Of note is that some policy tools that were supposed to be effective are facing underutilization. For example, the “guaranteed handover building” loan financing tool, which has an allocated amount of RMB 200 billion, had only utilized RMB 5 billion by the end of the second quarter. Similarly, the first-quarter newly established special rediscount loans for real estate enterprises and rental housing loan support plan, with a total amount of RMB 180 billion, have not been substantially disbursed. The outstanding quota of RMB 50 billion for financing support for private enterprise bonds during the period also faces a situation of “zero disbursements”. The Pledged Supplementary Lending (PSL) program, which was previously used to support shantytown renovation policies, saw its balance decrease by RMB 139.5 billion by the end of June, mainly due to policy banks repaying outstanding loans. The contraction or “zero demand” for these property-related policy tools is a result of, on one hand, the sluggishness of the real estate market, making it difficult for new investments to take place, and on the other hand, the limited number of enterprises and financial institutions that meet the requirements for relevant loans, thereby weakening the operability and adaptability of these tools. Despite the significant financing needs of some problematic real estate companies and ” guaranteed handover” projects, the high risk of relevant credit assets has not only discouraged commercial banks from participating but also put the related policy tools in an awkward situation of little actual results being produced.

In the current state of the economic downturn, many market institutions anticipate that macroeconomic policies in China will further strengthen in the second half of the year. Under such circumstances, structural monetary policies will inevitably need to be adjusted and expanded. Some policy tools introduced during the pandemic may gradually phase out, and other policy tools that do not meet market needs will require adjustments. Overall, during the second quarter of the PBoCs monetary policy meeting, the expression regarding structural monetary policies was changed by removing the content that stated “structural monetary policy tools should adhere to a focus on key areas, be reasonably moderate, and have both expansion and contraction”. This indicates that the overall quantity of structural policy tools will be expanded. Additionally, as the PBoC previously stated, some long-term support measures, such as loans for small and medium-sized enterprises, will be further increased.

Currently, long-term structural tools still face challenges on the demand side, as some of them are not fully utilized up to their existing quotas. This may not be due to monetary policy, but rather due to factors such as lack of market confidence, insufficient credit demand, and inadequate motivation of financial institutions. In this context, it becomes difficult to expand structural policies in the second half of the year. Therefore, according to the researchers at ANBOUND, more policy adjustments need to be made beyond monetary policy. Insufficient demand cannot be solely addressed by monetary policy, as it requires further streamlining of the monetary transmission mechanism and financial system reforms. Otherwise, regardless of the inclusion of structural and overall policy tools, more financial resources will still face the situation of not meeting the real economy’s needs.

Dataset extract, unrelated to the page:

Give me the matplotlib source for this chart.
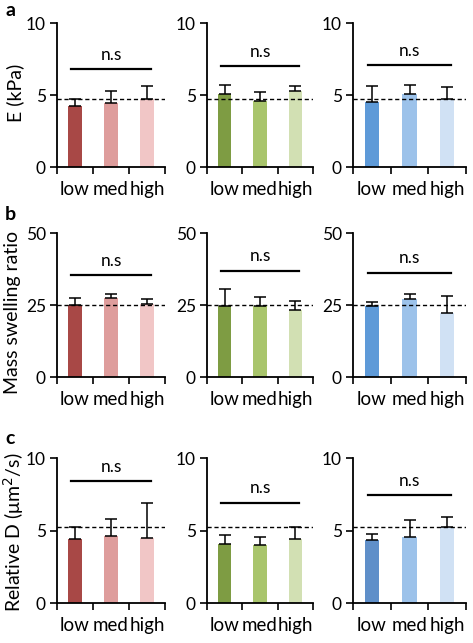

Final analysis conclusion:

In the second quarter, the total volume of the People’s Bank of China’s structural policy tools increased by only RMB 51.4 billion, which represents a significant narrowing compared to the previous quarters since the second half of last year. This reflects that the effectiveness and impact of the central bank’s structural policy tools are encountering bottlenecks. With the increasing demand for policy support in the second half of the year, structural monetary policy itself also faces the need for adjustments and reflections. To achieve stable economic growth, it will require reforms that go beyond macroeconomic policies to unleash demand.